La grande colpa di Vasco Rossi

Vasco Rossi La Mostra 1Nel mondo, a quanto pare, non erano mai stati venduti 220mila biglietti per un solo concerto. Il record è stato battuto in Italia, a pochi chilometri da qui, per il concerto a Modena di Vasco Rossi, l’1 luglio, quando festeggerà ufficialmente i suoi 40 anni di carriera. Per l’occasione, tra le altre cose, il Comune di Modena ha anche sospeso gli esami di maturità.

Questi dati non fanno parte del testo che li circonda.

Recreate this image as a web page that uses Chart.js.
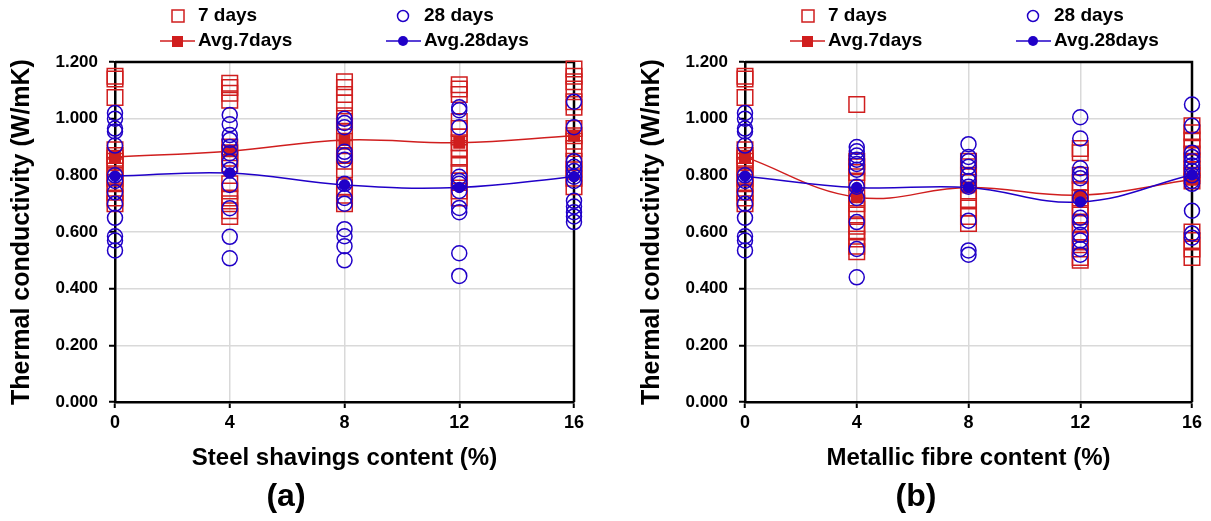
<!DOCTYPE html>
<html>
<head>
<meta charset="utf-8">
<script src="https://cdn.jsdelivr.net/npm/chart.js@4.4.1/dist/chart.umd.min.js"></script>
<style>
  html, body { margin: 0; padding: 0; background: #fff; }
  #wrap { position: relative; width: 1211px; height: 521px; overflow: hidden; }
  .panel { position: absolute; top: 0; height: 521px; }
  #panelA { left: 0; width: 600px; }
  #panelB { left: 630px; width: 581px; }
</style>
</head>
<body>
<div id="wrap">
  <div class="panel" id="panelA"><canvas id="chartA" width="600" height="521"></canvas></div>
  <div class="panel" id="panelB"><canvas id="chartB" width="581" height="521"></canvas></div>
</div>
<script>
// Addition content (%) used on the x axis of both panels
const contentPct = [0, 4, 8, 12, 16];
const xTicks = [0, 4, 8, 12, 16];
const yTicks = [0, 0.2, 0.4, 0.6, 0.8, 1.0, 1.2];

// Control mix (0 %) is shared by both panels
const control7d = [1.15, 1.14, 1.075, 0.89, 0.87, 0.86, 0.85, 0.83, 0.80, 0.79, 0.77, 0.74, 0.72, 0.70];
const control28d = [1.02, 1.00, 0.965, 0.955, 0.905, 0.80, 0.78, 0.74, 0.70, 0.65, 0.585, 0.57, 0.535];

// (a) steel shavings, one array per content level after the control
const shavings7d = [
    control7d,
    [1.125, 1.11, 1.09, 1.065, 0.90, 0.88, 0.86, 0.84, 0.77, 0.745, 0.72, 0.70, 0.675, 0.655],
    [1.13, 1.11, 1.085, 1.055, 1.01, 0.99, 0.95, 0.92, 0.87, 0.85, 0.82, 0.76, 0.73, 0.70],
    [1.12, 1.105, 1.085, 0.99, 0.965, 0.935, 0.915, 0.895, 0.86, 0.835, 0.81, 0.78, 0.745, 0.72],
    [1.175, 1.15, 1.13, 1.105, 1.06, 1.04, 0.965, 0.94, 0.92, 0.895, 0.85, 0.82, 0.79, 0.76]
];
const shavings28d = [
    control28d,
    [1.013, 0.98, 0.942, 0.925, 0.90, 0.878, 0.848, 0.82, 0.766, 0.684, 0.583, 0.507],
    [1.0, 0.985, 0.97, 0.883, 0.87, 0.855, 0.77, 0.72, 0.70, 0.61, 0.585, 0.55, 0.50],
    [1.04, 1.03, 0.97, 0.795, 0.78, 0.77, 0.745, 0.685, 0.67, 0.525, 0.445],
    [1.06, 0.97, 0.85, 0.83, 0.815, 0.795, 0.78, 0.71, 0.69, 0.67, 0.655, 0.635]
];
const shavingsAvg7d = [0.865, 0.885, 0.925, 0.915, 0.94];
const shavingsAvg28d = [0.797, 0.808, 0.766, 0.757, 0.795];

// (b) metallic fibre
const fibre7d = [
    control7d,
    [1.05, 0.85, 0.83, 0.81, 0.78, 0.72, 0.70, 0.68, 0.66, 0.62, 0.60, 0.575, 0.55, 0.53],
    [0.85, 0.83, 0.80, 0.775, 0.745, 0.715, 0.685, 0.655, 0.63],
    [0.895, 0.88, 0.80, 0.775, 0.75, 0.72, 0.69, 0.66, 0.63, 0.60, 0.57, 0.54, 0.51, 0.50],
    [0.975, 0.95, 0.925, 0.90, 0.875, 0.85, 0.82, 0.80, 0.78, 0.60, 0.57, 0.54, 0.51]
];
const fibre28d = [
    control28d,
    [0.90, 0.885, 0.87, 0.855, 0.84, 0.82, 0.76, 0.72, 0.635, 0.54, 0.44],
    [0.91, 0.865, 0.85, 0.83, 0.80, 0.78, 0.76, 0.64, 0.535, 0.52],
    [1.005, 0.93, 0.825, 0.805, 0.79, 0.72, 0.65, 0.635, 0.59, 0.57, 0.54, 0.52],
    [1.05, 0.975, 0.88, 0.865, 0.85, 0.835, 0.815, 0.80, 0.78, 0.77, 0.675, 0.595, 0.58]
];
const fibreAvg7d = [0.865, 0.723, 0.757, 0.730, 0.785];
const fibreAvg28d = [0.797, 0.757, 0.757, 0.706, 0.802];

const RED = '#d01e1e';
const BLUE = '#2000c8';
const FONT = "'Liberation Sans', Arial, sans-serif";

Chart.defaults.font.family = FONT;
Chart.defaults.font.weight = 'bold';
Chart.defaults.color = '#000';

function scatterPoints(groups) {
    const pts = [];
    groups.forEach((vals, i) => vals.forEach(v => pts.push({ x: contentPct[i], y: v })));
    return pts;
}

function avgPoints(vals) {
    return contentPct.map((x, i) => ({ x, y: vals[i] }));
}

// frame on top/right, legend block and panel letter
const panelDecor = {
    id: 'panelDecor',
    beforeDatasetsDraw(chart) {
        const { ctx, chartArea: a } = chart;
        ctx.save();
        ctx.strokeStyle = '#000';
        ctx.lineWidth = 2.5;
        ctx.beginPath();
        ctx.moveTo(a.left, a.top);
        ctx.lineTo(a.right, a.top);
        ctx.lineTo(a.right, a.bottom);
        ctx.stroke();
        ctx.restore();
    },
    afterDraw(chart, args, opts) {
        const ctx = chart.ctx;
        ctx.save();
        ctx.lineWidth = 1.5;

        // open markers
        ctx.strokeStyle = RED;
        ctx.strokeRect(172, 10, 12, 12);
        ctx.strokeStyle = BLUE;
        ctx.beginPath();
        ctx.arc(403, 16, 5.5, 0, Math.PI * 2);
        ctx.stroke();

        // line + filled markers
        ctx.strokeStyle = RED;
        ctx.beginPath();
        ctx.moveTo(160, 41);
        ctx.lineTo(195, 41);
        ctx.stroke();
        ctx.fillStyle = RED;
        ctx.fillRect(172, 36, 11, 11);
        ctx.strokeStyle = BLUE;
        ctx.beginPath();
        ctx.moveTo(386, 41);
        ctx.lineTo(421, 41);
        ctx.stroke();
        ctx.fillStyle = BLUE;
        ctx.beginPath();
        ctx.arc(403, 41, 5, 0, Math.PI * 2);
        ctx.fill();

        ctx.fillStyle = '#000';
        ctx.font = `bold 19px ${FONT}`;
        ctx.textBaseline = 'middle';
        ctx.textAlign = 'left';
        ctx.fillText('7 days', 198, 16);
        ctx.fillText('28 days', 424, 16);
        ctx.fillText('Avg.7days', 198, 41);
        ctx.fillText('Avg.28days', 424, 41);

        ctx.font = `bold 32px ${FONT}`;
        ctx.textAlign = 'center';
        ctx.fillText(opts.letter, 286, 497);
        ctx.restore();
    }
};

function buildChart(canvasId, cfg) {
    const ctx = document.getElementById(canvasId).getContext('2d');
    return new Chart(ctx, {
        type: 'scatter',
        data: {
            datasets: [
                {
                    label: '7 days',
                    data: scatterPoints(cfg.series7d),
                    pointStyle: 'rect',
                    pointRadius: 11,
                    pointBorderWidth: 1.5,
                    borderColor: RED,
                    backgroundColor: 'rgba(0,0,0,0)',
                    clip: false,
                    order: 4
                },
                {
                    label: 'Avg.7days',
                    data: avgPoints(cfg.avg7d),
                    showLine: true,
                    tension: 0.4,
                    borderColor: RED,
                    borderWidth: 1.5,
                    pointStyle: 'rect',
                    pointRadius: 7.5,
                    pointBackgroundColor: RED,
                    pointBorderColor: RED,
                    clip: false,
                    order: 3
                },
                {
                    label: '28 days',
                    data: scatterPoints(cfg.series28d),
                    pointStyle: 'circle',
                    pointRadius: 7.5,
                    pointBorderWidth: 1.5,
                    borderColor: BLUE,
                    backgroundColor: 'rgba(0,0,0,0)',
                    clip: false,
                    order: 2
                },
                {
                    label: 'Avg.28days',
                    data: avgPoints(cfg.avg28d),
                    showLine: true,
                    tension: 0.4,
                    borderColor: BLUE,
                    borderWidth: 1.5,
                    pointStyle: 'circle',
                    pointRadius: 5,
                    pointBackgroundColor: BLUE,
                    pointBorderColor: BLUE,
                    clip: false,
                    order: 1
                }
            ]
        },
        options: {
            responsive: false,
            animation: false,
            layout: { padding: { top: 62, right: cfg.padRight, left: 0, bottom: 0 } },
            plugins: {
                legend: { display: false },
                tooltip: { enabled: false },
                panelDecor: { letter: cfg.letter }
            },
            scales: {
                x: {
                    type: 'linear',
                    min: 0,
                    max: 16,
                    afterBuildTicks: s => { s.ticks = xTicks.map(v => ({ value: v })); },
                    afterFit: s => { s.height = 119; },
                    grid: { color: '#d9d9d9', lineWidth: 1.5, tickColor: '#000', tickLength: 6, tickWidth: 2 },
                    border: { color: '#000', width: 2.5 },
                    ticks: { font: { size: 18 }, padding: 4 },
                    title: {
                        display: true,
                        text: cfg.xTitle,
                        font: { size: 24 },
                        padding: { top: 0, bottom: 48 }
                    }
                },
                y: {
                    min: 0,
                    max: 1.2,
                    afterBuildTicks: s => { s.ticks = yTicks.map(v => ({ value: v })); },
                    afterFit: s => { s.width = 115; },
                    grid: { color: '#d9d9d9', lineWidth: 1.5, tickColor: '#000', tickLength: 6, tickWidth: 2 },
                    border: { color: '#000', width: 2.5 },
                    ticks: { font: { size: 17 }, padding: 11, callback: v => v.toFixed(3) },
                    title: {
                        display: true,
                        text: 'Thermal conductivity (W/mK)',
                        font: { size: 25 },
                        padding: { top: 7, bottom: 0 }
                    }
                }
            }
        },
        plugins: [panelDecor]
    });
}

buildChart('chartA', {
    series7d: shavings7d,
    series28d: shavings28d,
    avg7d: shavingsAvg7d,
    avg28d: shavingsAvg28d,
    xTitle: 'Steel shavings content (%)',
    letter: '(a)',
    padRight: 26
});

buildChart('chartB', {
    series7d: fibre7d,
    series28d: fibre28d,
    avg7d: fibreAvg7d,
    avg28d: fibreAvg28d,
    xTitle: 'Metallic fibre content (%)',
    letter: '(b)',
    padRight: 19
});
</script>
</body>
</html>
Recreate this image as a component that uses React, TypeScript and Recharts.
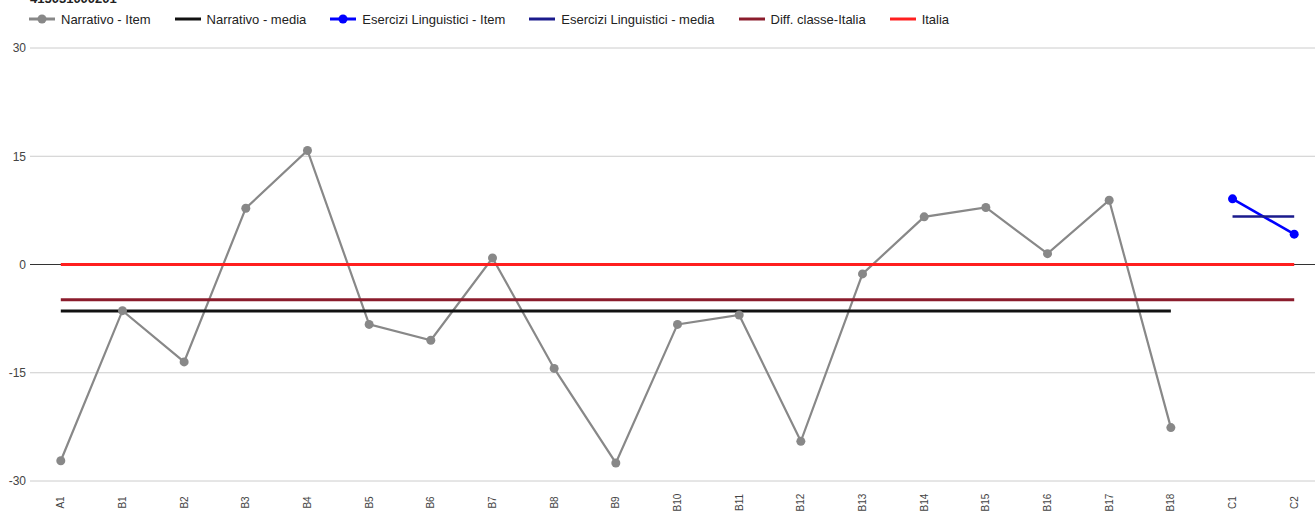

Qualcosa, tutto questo, vorrà pur dire. Che siamo un paese di merda, per esempio, potrebbe suggerire qualcuno senza avere poi tutti i torti. Ma forse anche che Vasco è riuscito più di tutti gli altri a trasmettere qualcosa? In ogni caso, per noi che lo abbiamo odiato in tutti questi anni, diventa ancor più difficile trovare l’aspetto positivo. Vasco, diciamolo chiaramente, per chi come noi (in fondo non eravamo poi così pochi) vedeva il rock come qualcosa di serio e, preferibilmente, qualcosa di anglosassone, ha rappresentato il male assoluto. Tamarro, sguaiato, nazionalpopolare ma orgogliosamente – e per tutti gli altri – rock (e questo non lo potevamo proprio sopportare), di una volgarità troppo poco intellettuale per i nostri gusti, pur non essendo poi noi nemmeno tutti questi intellettuali. C’è da dire a nostra difesa che fondamentalmente avevamo ragione. Poi però, per essere completamente onesti, bisogna anche ricordare che Vasco Rossi non è sempre stato quello che noi, nati tra gli anni settanta e novanta, abbiamo vissuto in prima persona. Fino al 1983, anno di uscita di “Bollicine” (un buon disco, secondo la rivista Rolling Stone addirittura il migliore della storia della musica italiana, scelto da «una giuria composta da protagonisti della cultura e dello spettacolo» che comprendeva però anche Valentino Rossi, per dire), rappresentava probabilmente davvero il lato anticonvenzionale del rock italiano e i primi dischi, riascoltati oggi, sono sorprendenti. “Non siamo mica gli americani” del ‘79 e “Colpa d’Alfredo”, dell’anno successivo, in particolare, sono qualcosa di straniante, tra testi nonsense, coretti surreali, voce a volte recitata, tastiere, flauti, sassofoni, a fianco di alcuni futuri inni da stadio, per un cantautore fuori dagli schemi, complessivamente, in grado di dare voce a persone diverse, senza essere paladino di niente e nessuno.

La sua grande colpa, probabilmente, è stata quella di non morire di overdose, o “in tragiche circostanze”, a metà anni ottanta. Ora lo staremmo un po’ tutti venerando come un Rino Gaetano. E invece tocca metterci a piangere pensando che c’è gente che andrà pure a vedere il suo concerto in diretta al Cinemacity.